Here are some thoughts that help me to love my enemies:
1. I do a weekly quiet time on holy days and weekly Sabbaths. Yesterday, on the Day of Atonement, I studied I Samuel 1. The Encyclopedia Judaica‘s article on Peninnah says the following about Elkanah’s wife Peninnah, who had lots of children and taunted Elkanah’s childless wife, Hannah:
“[Peninnah] was…ultimately punished. Two of her children died whenever Hannah gave birth; and she thus witnessed the death of eight of her ten children. The last two were spared solely as a result of Hannah’s intercession with the Almighty on her behalf (PR, ibid., 182a).
That’s horrible! Whenever Hanna had a child, two of Peninnah’s kids died. There are plenty of people I can’t stand, but I wouldn’t wish that on my worst enemy!
Isn’t that what forgiveness is, in part? Freeing our enemies from punishment?

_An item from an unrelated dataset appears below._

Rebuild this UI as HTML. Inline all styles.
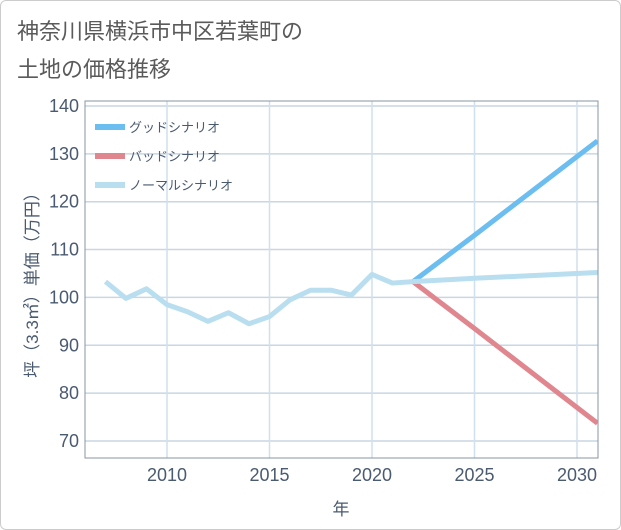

2. As I was fasting yesterday, some hateful thoughts entered my mind. I can be pretty mean when I’m hungry! But my hunger reminded me that I share something with the rest of humanity: I need to eat to survive. And the same is true of my enemies. That insight tended to make them more vulnerable and human in my eyes, so I didn’t hate them as much at that moment. But it also made me look more human. I often see myself as righteous, and my enemies as sub-human sinners. Not so! We’re all human beings, with the same needs.
I encountered the same idea this morning, when I read Sirach 8:4-7:
“Do not make fun of one who is ill-bred, or your ancestors may be insulted. Do not reproach one who is turning away from sin; remember that we all deserve punishment. Do not disdain one who is old, for some of us are also growing old. Do not rejoice over any one’s death; remember that we must all die.”
We’re all human! We sin, we grow old, and we die. So who are we to look down on someone else? We can hope that the other person chooses a better path, but we shouldn’t vaunt ourselves, as if we’re superior. All of us are vulnerable.